State colleges support public school reformA June 26...

Letters

July 09, 1997

State colleges support public school reform

A June 26 article, ''Nearly 99% of seniors meet service standard,'' reported accurately on a presentation to the State Board of Education indicating the high success we have experienced with the class of 1997 across the state with service learning.

The article also reported on a brief but important talk by Chancellor Donald Langenberg of the University System of Maryland, who gave the state board an unprecedented endorsement of proposed improvements to the high school program.

Chancellor Langenberg presented a letter signed by the presidents of 15 Maryland colleges and universities, supporting the State Board of Education's proposal to strengthen the value of the Maryland high school diploma with new, rigorous tests and instructional improvements.

This act of unity on the part of Maryland's college and university presidents is another step in a long series of cooperative efforts placing this state at the top of the nation in school reform.

When I talk with my counterparts across the nation, they are in awe when I describe the deep commitment Maryland's higher education community continues to demonstrate for bold reforms in our elementary and secondary schools.

The K-16 partnership in Maryland, led by Chancellor Langenberg, Higher Education Secretary Patricia Florestano and myself, is working for improvements in all schools.

Nancy S. Grasmick

Baltimore

The writer is state superintendent of schools.

Jacobs should know bigotry never funny

In "The Fire Next Time," author James Baldwin remarked that white people were ''in effect, still trapped in a history which they do not understand; and until they understand it, they cannot be released from it.''

In the 34 years that have passed since Baldwin's observation, the civil rights movement and other struggles for social justice that movement helped inspire have given us many opportunities to at least begin to understand.

Harford County Del.

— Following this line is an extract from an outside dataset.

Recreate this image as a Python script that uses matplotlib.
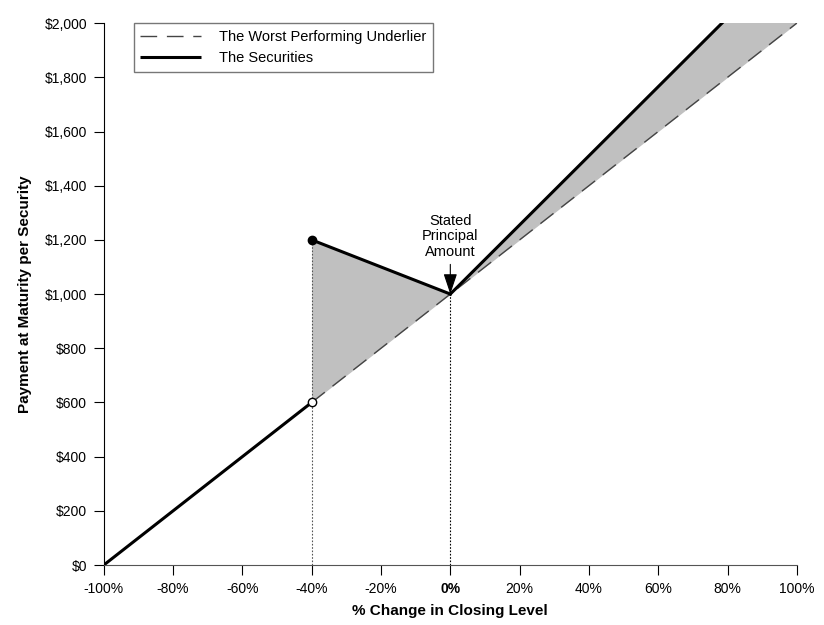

Nancy Jacobs' dissemination of a parody laced with racism, and her friend's insistence that ''she really could miss'' that racism because of her ''naivete'' (The Sun, June 27), is a troubling indication that we are still trapped.

I hope it might also be a goad to widespread reflection on why bigotry is never funny.

Jo Ann O. Robinson

Baltimore

Delegate Jacobs did nothing wrong

For at least the past month, the new liberal version of ''The Ant and the Grasshopper'' has been circulating via the Internet, fax machines, and photocopiers.

I doubt seriously that Del. Nancy Jacobs was the first public official to transmit this story to others.

The prominent press coverage this incident has received leads me to suspect that the source who contacted The Sun was less interested in righting some alleged wrong than in trying to influence the outcome of the 1998 election for State Senate in the 34th District.

As a citizen activist (principally on motoring and motorcycling issues) for more than 20 years, I have gotten to know quite a few elected officials.

Nancy Jacobs is extraordinarily conscientious, truly cares about people and works hard to represent all the constituents in her ethnically and socially diverse district.

Politically, she has learned how to disagree. To those of us who know Ms. Jacobs, it is simply inconceivable that she intended to offend or demean anybody.

The tale itself, while biting, is in the best tradition of American political satire, and the cries of outrage from Ms. Jacob's critics (some of whom probably chuckled when they read it) reveal that ''The Ant and the Grasshopper'' contains a ring of truth.

The real lesson of this episode is not the alleged insensitivity of Nancy Jacobs, but the hypocrisy and thin-skinned political correctness of the American left.

Giffen B. Nickol

Bel Air

Lighthouse built in bay where island had been

The article, ''Time, tide don't wait,'' July 1, led the reader to believe that the Sharp's Island lighthouse was built on Sharp's Island which disappeared from underneath it.

It is the third lighthouse to be built at Sharp's Island. Only the first was actually built on the eroding island.

The second was built in the water on the shoal where the island had been, and was destroyed by ice in 1881.

The third and present structure was also built in the water. It was never ''surrounded'' by Sharp's Island.

Instead, it stood next to what very little remained of the island in 1882. That little bit disappeared shortly thereafter.

The reason the lighthouse leans has nothing to do with global warming or eroding islands. It was knocked over by ice in the winter of 1977.

Scott Armstrong

Jarrettsville

Wasting time needed to get hotel built

Why, oh why, do Mayor Kurt Schmoke and his ''yes" men constantly insist on shooting themselves in the foot? The decision to attempt the construction of a major convention hotel at Inner Harbor East is ludicrous by any practical measure.